今後、岸田首相は、(参院選までの安全運転で)先送りしてきた懸案に直面する。今夏、電力需要に対する供給の余裕はわずかしかない。今冬の寒さが厳しければ、大規模な停電も現実味を帯びる。原子力発電所の再稼働に踏み切るか否かの判断も近いと記事はしています。
一方で、防衛力強化の方針も、年内に決めなければならない。自民党内には防衛費を5年以内に倍増するよう求める声がある。参院選公約は玉虫色の表現でおさめたものの、財源や年数を含めて予算規模を調整する必要があるというのが記事の認識です。

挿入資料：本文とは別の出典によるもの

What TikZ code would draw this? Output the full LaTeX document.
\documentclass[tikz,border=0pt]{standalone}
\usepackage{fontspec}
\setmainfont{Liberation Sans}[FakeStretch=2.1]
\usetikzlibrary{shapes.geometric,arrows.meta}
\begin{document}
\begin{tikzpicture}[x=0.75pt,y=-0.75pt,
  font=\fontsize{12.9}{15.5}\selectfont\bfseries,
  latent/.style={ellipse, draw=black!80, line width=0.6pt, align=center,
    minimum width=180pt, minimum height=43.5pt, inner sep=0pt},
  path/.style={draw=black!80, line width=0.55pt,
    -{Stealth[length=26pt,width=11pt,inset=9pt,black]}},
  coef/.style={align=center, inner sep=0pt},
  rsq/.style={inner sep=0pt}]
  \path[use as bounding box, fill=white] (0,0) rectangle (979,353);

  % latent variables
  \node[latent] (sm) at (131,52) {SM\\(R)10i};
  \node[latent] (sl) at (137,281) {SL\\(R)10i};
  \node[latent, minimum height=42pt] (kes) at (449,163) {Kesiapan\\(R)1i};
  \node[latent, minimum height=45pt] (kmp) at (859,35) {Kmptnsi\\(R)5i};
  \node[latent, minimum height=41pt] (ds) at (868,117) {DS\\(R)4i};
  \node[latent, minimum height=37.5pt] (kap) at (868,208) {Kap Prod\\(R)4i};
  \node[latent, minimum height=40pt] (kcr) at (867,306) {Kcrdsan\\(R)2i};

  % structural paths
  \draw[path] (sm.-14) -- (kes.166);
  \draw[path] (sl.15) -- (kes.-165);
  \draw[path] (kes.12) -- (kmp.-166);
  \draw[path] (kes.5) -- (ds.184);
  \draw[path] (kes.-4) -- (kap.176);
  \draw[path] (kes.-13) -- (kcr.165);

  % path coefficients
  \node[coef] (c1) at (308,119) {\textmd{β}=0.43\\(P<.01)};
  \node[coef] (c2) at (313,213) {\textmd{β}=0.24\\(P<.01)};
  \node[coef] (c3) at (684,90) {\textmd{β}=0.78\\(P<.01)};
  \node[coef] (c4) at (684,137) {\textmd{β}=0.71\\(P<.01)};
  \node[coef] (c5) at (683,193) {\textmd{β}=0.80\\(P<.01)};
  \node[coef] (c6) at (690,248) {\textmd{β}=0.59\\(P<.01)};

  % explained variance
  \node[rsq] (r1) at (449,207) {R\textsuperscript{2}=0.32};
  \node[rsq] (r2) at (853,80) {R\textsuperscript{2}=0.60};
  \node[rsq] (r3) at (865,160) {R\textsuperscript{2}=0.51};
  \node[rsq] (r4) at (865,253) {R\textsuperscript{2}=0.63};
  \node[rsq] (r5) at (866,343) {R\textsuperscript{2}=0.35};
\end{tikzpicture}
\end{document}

さらに、ロシアのウクライナ侵攻で激変した国際情勢にどう対応するのかも喫緊の課題です。台湾有事の可能性が取り沙汰される東アジアで、中国、北朝鮮に向き合い外交と安保政策の答えを出す時期が来るということです。
総裁選、衆院選、参院選と3連勝した岸田首相だが、次に首相を待つのは党内各勢力の抵抗だというのが記事の指摘するところです。
当面、国政選挙はない「黄金の3年間」は、野党に政権を奪われる心配はなくなると同時に、人事と政策の両面で自民党議員の要求が強まることを意味する。とりわけ盾となり、不満を吸収する悪役も引き受けてくれていた安倍氏の不在で、保守グループの岸田政権に対する動向は不透明になるということです。

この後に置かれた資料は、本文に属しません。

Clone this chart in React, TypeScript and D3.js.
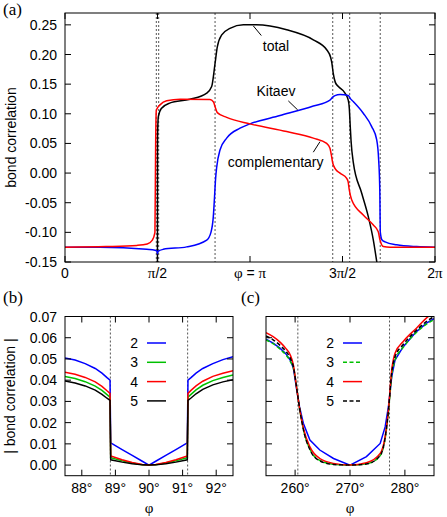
import React from "react";
import * as d3 from "d3";

const W = 447;
const H = 517;
const SANS = "'Liberation Sans', Arial, Helvetica, sans-serif";
const SERIF = "'Liberation Serif', 'Times New Roman', serif";
const FS = 14;

// (a) bond correlations over the full circle, phi in degrees
const totalA: [number, number][] = [
  [0, -0.25], [89.9, -0.25], [90.05, 0.06], [90.8, 0.095], [93.7, 0.109],
  [101.8, 0.118], [121.6, 0.1246], [137.9, 0.135], [142.7, 0.146],
  [146, 0.185], [148.2, 0.213], [152.5, 0.233], [160.5, 0.244],
  [173.5, 0.25], [186, 0.25], [215.7, 0.2416], [241.6, 0.2247],
  [254.6, 0.208], [258.5, 0.195], [259.7, 0.185], [261, 0.168],
  [263, 0.153], [266, 0.146], [272.4, 0.135], [275.6, 0.123],
  [276.6, 0.11], [277.5, 0.08], [278.3, 0.055], [280.5, 0.018],
  [288.7, -0.034], [295.1, -0.0735], [300, -0.113], [303.3, -0.149],
  [306, -0.18],
];

const kitaevA: [number, number][] = [
  [0, -0.125], [34, -0.125], [79.5, -0.1286], [87.6, -0.13], [89.5, -0.132],
  [90, -0.136], [90.5, -0.132], [95.6, -0.1286], [118.4, -0.1245],
  [137.9, -0.113], [142, -0.1], [144.3, -0.0735], [145.5, -0.04],
  [146.5, -0.01], [147.6, 0.01], [150.8, 0.039], [157.3, 0.059],
  [170.3, 0.0757], [180, 0.083], [209.2, 0.097], [241.6, 0.113],
  [257.8, 0.123], [260.5, 0.128], [262.7, 0.1307], [267.6, 0.1324],
  [275.6, 0.131], [277.5, 0.126], [280.5, 0.1206], [290.2, 0.101],
  [298.4, 0.0784], [303.3, 0.056], [305.2, 0.022], [306.3, -0.03],
  [306.8, -0.1], [308.5, -0.113], [311.4, -0.116], [322.7, -0.121],
  [342.2, -0.124], [360, -0.125],
];

const complementaryA: [number, number][] = [
  [0, -0.125], [40, -0.124], [70, -0.122], [80, -0.1196], [85, -0.113],
  [87.5, -0.1], [88.2, 0.05], [88.8, 0.105], [90, 0.11], [92.4, 0.115],
  [98.9, 0.122], [112, 0.1246], [141, 0.124], [144.5, 0.12], [146, 0.112],
  [148.2, 0.102], [157.3, 0.094], [180, 0.083], [215.7, 0.07],
  [241.6, 0.059], [254.6, 0.05], [257.8, 0.042], [259, 0.032],
  [260.5, 0.017], [263, 0.007], [267.6, 0], [274.1, -0.009],
  [275.5, -0.015], [276.6, -0.0285], [278.9, -0.045], [290.2, -0.0707],
  [300, -0.0876], [304.8, -0.099], [306.5, -0.113], [309.7, -0.124],
  [316.2, -0.125], [360, -0.125],
];

const transitionsA = [88.85, 91.15, 146, 260.5, 277, 306.7];
const yTicksA = [-0.15, -0.1, -0.05, 0, 0.05, 0.1, 0.15, 0.2, 0.25];
const xTicksA = [0, 90, 180, 270, 360];
const xLabelsA = ["0", "π/2", "φ = π", "3π/2", "2π"];

// (b) |bond correlation| around phi = 90 deg, for sizes 2..5
const phiB = [
  87.5, 87.8, 88.1, 88.4, 88.6, 88.75, 88.84, 88.86, 89.2, 89.5, 89.8, 90,
  90.2, 90.5, 90.8, 91.14, 91.16, 91.25, 91.4, 91.6, 91.9, 92.2, 92.5,
];
const b2 = [
  0.0505, 0.0495, 0.0478, 0.0455, 0.0433, 0.0412, 0.04, 0.0105, 0.0073,
  0.0046, 0.0018, 0, 0.0018, 0.0046, 0.0073, 0.0105, 0.04, 0.0412, 0.0433,
  0.0455, 0.0478, 0.0497, 0.051,
];
const b3 = [
  0.0417, 0.0408, 0.0393, 0.0372, 0.0352, 0.0332, 0.032, 0.0035, 0.002,
  0.001, 0.0002, 0, 0.0002, 0.001, 0.002, 0.0035, 0.032, 0.0333, 0.0354,
  0.0376, 0.0398, 0.0413, 0.0425,
];
const b4 = [
  0.0437, 0.0428, 0.0413, 0.0392, 0.0371, 0.035, 0.0338, 0.0043, 0.0025,
  0.0012, 0.0003, 0, 0.0003, 0.0012, 0.0025, 0.0043, 0.0338, 0.0352, 0.0373,
  0.0395, 0.0418, 0.0433, 0.0445,
];
const b5 = [
  0.0396, 0.0387, 0.0373, 0.0353, 0.0333, 0.0315, 0.0305, 0.0025, 0.0014,
  0.0006, 0.0001, 0, 0.0001, 0.0006, 0.0014, 0.0025, 0.0305, 0.0316, 0.0336,
  0.0357, 0.0378, 0.0392, 0.0402,
];
const transitionsB = [88.85, 91.15];
const xTicksB = [88, 89, 90, 91, 92];

// (c) |bond correlation| around phi = 270 deg
const phiC = [
  254.7, 256, 257.3, 258.3, 259.1, 259.7, 260.3, 260.8, 261.5, 262.7, 264.5,
  267, 270, 273, 275.5, 276.4, 277, 277.6, 278.2, 279.7, 282.1, 284, 285.3,
];
const c2 = [
  0.0593, 0.0575, 0.055, 0.0525, 0.0495, 0.0456, 0.0354, 0.0275, 0.0197,
  0.0118, 0.0071, 0.0031, 0, 0.004, 0.0102, 0.018, 0.0275, 0.0417, 0.0495,
  0.0558, 0.0629, 0.067, 0.069,
];
const c3 = [
  0.059, 0.0572, 0.0545, 0.052, 0.049, 0.0455, 0.036, 0.027, 0.017, 0.0075,
  0.0022, 0.0004, 0, 0.0006, 0.0045, 0.0125, 0.025, 0.042, 0.0495, 0.0555,
  0.0625, 0.0665, 0.0685,
];
const c4 = [
  0.0624, 0.0605, 0.0578, 0.055, 0.052, 0.047, 0.036, 0.027, 0.0175, 0.0086,
  0.0031, 0.0008, 0, 0.0011, 0.0055, 0.0134, 0.026, 0.0448, 0.0527, 0.0582,
  0.0645, 0.0695, 0.072,
];
const c5 = [
  0.0608, 0.059, 0.0563, 0.0537, 0.0505, 0.0462, 0.036, 0.027, 0.0168,
  0.0072, 0.002, 0.0003, 0, 0.0005, 0.0045, 0.0128, 0.0255, 0.0435, 0.051,
  0.0568, 0.0635, 0.0678, 0.07,
];
const transitionsC = [260.5, 277.2];
const xTicksC = [260, 270, 280];

const yTicksBC = [0, 0.01, 0.02, 0.03, 0.04, 0.05, 0.06, 0.07];
const sizes = ["2", "3", "4", "5"];
const sizeColors = ["#0000ff", "#00c000", "#ff0000", "#000000"];

// frames
const frameA = { left: 65, right: 435, top: 13, bottom: 262 };
const frameB = { left: 65, right: 233, top: 316.5, bottom: 475.7 };
const frameC = { left: 266, right: 434, top: 316.5, bottom: 475.7 };

const TICK = 6;

function Frame({ f, x, y, xTicks, yTicks, xLabel, yLabel }) {
  return (
    <g>
      <rect
        x={f.left}
        y={f.top}
        width={f.right - f.left}
        height={f.bottom - f.top}
        fill="none"
        stroke="#000"
        strokeWidth={1}
      />
      {xTicks.map((t, i) => (
        <g key={"x" + i}>
          <line x1={x(t)} x2={x(t)} y1={f.bottom} y2={f.bottom - TICK} stroke="#000" />
          <line x1={x(t)} x2={x(t)} y1={f.top} y2={f.top + TICK} stroke="#000" />
          {xLabel && xLabel(t, i)}
        </g>
      ))}
      {yTicks.map((t, i) => (
        <g key={"y" + i}>
          <line x1={f.left} x2={f.left + TICK} y1={y(t)} y2={y(t)} stroke="#000" />
          <line x1={f.right} x2={f.right - TICK} y1={y(t)} y2={y(t)} stroke="#000" />
          {yLabel && (
            <text
              x={f.left - 8}
              y={y(t)}
              dy="0.36em"
              textAnchor="end"
              fontFamily={SANS}
              fontSize={FS}
            >
              {yLabel(t)}
            </text>
          )}
        </g>
      ))}
    </g>
  );
}

export default function App() {
  // (a) scales
  const xA = d3.scaleLinear().domain([0, 360]).range([frameA.left, frameA.right]);
  const yA = d3.scaleLinear().domain([-0.15, 0.27]).range([frameA.bottom, frameA.top]);

  // (b), (c) scales
  const xB = d3.scaleLinear().domain([87.5, 92.5]).range([frameB.left, frameB.right]);
  const xC = d3.scaleLinear().domain([254.7, 285.3]).range([frameC.left, frameC.right]);
  const yBC = d3.scaleLinear().domain([-0.005, 0.07]).range([frameB.bottom, frameB.top]);

  const lineA = d3
    .line<[number, number]>()
    .x(d => xA(d[0]))
    .y(d => yA(d[1]))
    .curve(d3.curveMonotoneX);

  const lineBC = (xs, curve) =>
    d3
      .line<[number, number]>()
      .x(d => xs(d[0]))
      .y(d => yBC(d[1]))
      .curve(curve);

  const seriesB = [b2, b3, b4, b5];
  const seriesC = [c2, c3, c4, c5];
  const dashedC = [false, true, false, true];

  const annotations = [
    { text: "total", at: [205.3, 0.2066], from: [183.2, 0.2483], to: [191, 0.232] },
    { text: "Kitaev", at: [205.3, 0.1307], from: [217.3, 0.1217], to: [226.4, 0.1065] },
    { text: "complementary", at: [205, 0.0098], from: [248.1, 0.053], to: [241.6, 0.0352] },
  ];

  const xLabelA = (t, i) => {
    const lbl = xLabelsA[i];
    return (
      <text
        x={xA(t)}
        y={frameA.bottom + 16}
        textAnchor="middle"
        fontFamily={SANS}
        fontSize={FS}
      >
        {lbl.split("").map((ch, k) =>
          ch === "π" || ch === "φ" ? (
            <tspan key={k} fontFamily={SERIF} fontSize={FS + 1}>
              {ch}
            </tspan>
          ) : (
            <tspan key={k}>{ch}</tspan>
          )
        )}
      </text>
    );
  };

  const degLabel = xs => t => (
    <text
      x={xs(t)}
      y={frameB.bottom + 17.5}
      textAnchor="middle"
      fontFamily={SANS}
      fontSize={FS}
    >
      {t}°
    </text>
  );

  const legend = (lx, dashed) =>
    sizes.map((s, i) => {
      const ly = 343 + i * 19.3;
      return (
        <g key={s}>
          <text x={lx} y={ly} dy="0.36em" textAnchor="end" fontFamily={SANS} fontSize={FS}>
            {s}
          </text>
          <line
            x1={lx + 9}
            x2={lx + 28}
            y1={ly}
            y2={ly}
            stroke={sizeColors[i]}
            strokeWidth={1.5}
            strokeDasharray={dashed[i] ? "4,2.5" : undefined}
          />
        </g>
      );
    });

  return (
    <svg
      width={W}
      height={H}
      style={{ position: "absolute", left: 0, top: 0, background: "#fff" }}
    >
      <defs>
        <clipPath id="clipA">
          <rect x={frameA.left} y={frameA.top} width={frameA.right - frameA.left} height={frameA.bottom - frameA.top} />
        </clipPath>
        <clipPath id="clipB">
          <rect x={frameB.left} y={frameB.top} width={frameB.right - frameB.left} height={frameB.bottom - frameB.top} />
        </clipPath>
        <clipPath id="clipC">
          <rect x={frameC.left} y={frameC.top} width={frameC.right - frameC.left} height={frameC.bottom - frameC.top} />
        </clipPath>
      </defs>

      {/* Panel (a) */}
      <text x={3} y={15} fontFamily={SERIF} fontSize={17}>(a)</text>
      {transitionsA.map(t => (
        <line
          key={t}
          x1={xA(t)}
          x2={xA(t)}
          y1={frameA.top}
          y2={frameA.bottom}
          stroke="#555"
          strokeDasharray="2,2"
        />
      ))}
      <g clipPath="url(#clipA)" fill="none" strokeWidth={1.5}>
        <path d={lineA(totalA)} stroke="#000" />
        <path d={lineA(kitaevA)} stroke="#0000ff" />
        <path d={lineA(complementaryA)} stroke="#ff0000" />
      </g>
      <Frame
        f={frameA}
        x={xA}
        y={yA}
        xTicks={xTicksA}
        yTicks={yTicksA}
        xLabel={xLabelA}
        yLabel={t => t.toFixed(2)}
      />
      <text
        transform={`translate(16, ${(frameA.top + frameA.bottom) / 2}) rotate(-90)`}
        textAnchor="middle"
        fontFamily={SANS}
        fontSize={FS}
      >
        bond correlation
      </text>
      {annotations.map(a => (
        <g key={a.text}>
          <line
            x1={xA(a.from[0])}
            y1={yA(a.from[1])}
            x2={xA(a.to[0])}
            y2={yA(a.to[1])}
            stroke="#000"
          />
          <text
            x={xA(a.at[0])}
            y={yA(a.at[1])}
            textAnchor="middle"
            fontFamily={SANS}
            fontSize={FS}
          >
            {a.text}
          </text>
        </g>
      ))}

      {/* Panel (b) */}
      <text x={3} y={303} fontFamily={SERIF} fontSize={17}>(b)</text>
      {transitionsB.map(t => (
        <line
          key={t}
          x1={xB(t)}
          x2={xB(t)}
          y1={frameB.top}
          y2={frameB.bottom}
          stroke="#555"
          strokeDasharray="2,2"
        />
      ))}
      <g clipPath="url(#clipB)" fill="none" strokeWidth={1.5}>
        {seriesB.map((s, i) => (
          <path
            key={i}
            d={lineBC(xB, d3.curveLinear)(d3.zip(phiB, s) as [number, number][])}
            stroke={sizeColors[i]}
          />
        ))}
      </g>
      <Frame
        f={frameB}
        x={xB}
        y={yBC}
        xTicks={xTicksB}
        yTicks={yTicksBC}
        xLabel={degLabel(xB)}
        yLabel={t => t.toFixed(2)}
      />
      {legend(138, [false, false, false, false])}
      <text
        transform={`translate(15, ${(frameB.top + frameB.bottom) / 2}) rotate(-90)`}
        textAnchor="middle"
        fontFamily={SANS}
        fontSize={FS}
      >
        | bond correlation |
      </text>
      <text
        x={(frameB.left + frameB.right) / 2}
        y={513}
        textAnchor="middle"
        fontFamily={SERIF}
        fontSize={15}
      >
        φ
      </text>

      {/* Panel (c) */}
      <text x={241} y={303} fontFamily={SERIF} fontSize={17}>(c)</text>
      {transitionsC.map(t => (
        <line
          key={t}
          x1={xC(t)}
          x2={xC(t)}
          y1={frameC.top}
          y2={frameC.bottom}
          stroke="#555"
          strokeDasharray="2,2"
        />
      ))}
      <g clipPath="url(#clipC)" fill="none" strokeWidth={1.5}>
        {seriesC.map((s, i) => (
          <path
            key={i}
            d={lineBC(xC, i === 0 ? d3.curveLinear : d3.curveMonotoneX)(
              d3.zip(phiC, s) as [number, number][]
            )}
            stroke={sizeColors[i]}
            strokeDasharray={dashedC[i] ? "4,2.5" : undefined}
          />
        ))}
      </g>
      <Frame
        f={frameC}
        x={xC}
        y={yBC}
        xTicks={xTicksC}
        yTicks={yTicksBC}
        xLabel={degLabel(xC)}
        yLabel={null}
      />
      {legend(334, dashedC)}
      <text
        x={(frameC.left + frameC.right) / 2}
        y={513}
        textAnchor="middle"
        fontFamily={SERIF}
        fontSize={15}
      >
        φ
      </text>
    </svg>
  );
}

もちろん、こうした状況を一番身にしみて感じているのは、首相本人でもあろうと記事はその結びに綴っています。
これは一つの見方に過ぎませんが、(厳しいことでも)本音ベースで口にすることを厭わない安倍元首相のキャラがあったればこそ、岸田首相も(やりにくいことは安倍元首相のせいにして)党内調整をこなしてきたということでしょうか。
岸田さんがやたら「いい人」に見えたのは、鏡の向こうに安倍さんが映っていたから。言い換えれば、(ご本人にその自覚があったかどうかは別にして)党内のタカ派的な意見を代弁し、嫌われ役を引き受けていたのが安倍元首相と見ることもできるのかもしれません。
首相が参院選で掲げた「決断と実行」は、大平氏の盟友で最大派閥のトップを長く務めた田中角栄元首相の公約でもあったと記事はしています。
楕円のもう一つの中心が失われた今、安部元首相の代わりとなるような中心は当面、見当たりそうもない。政権運営と政策実行の責務は「総理総裁」の言葉通り、岸田首相一人のリーダーシップが負うことになるだろうとする記事の指摘を、私も興味深く読んだところです。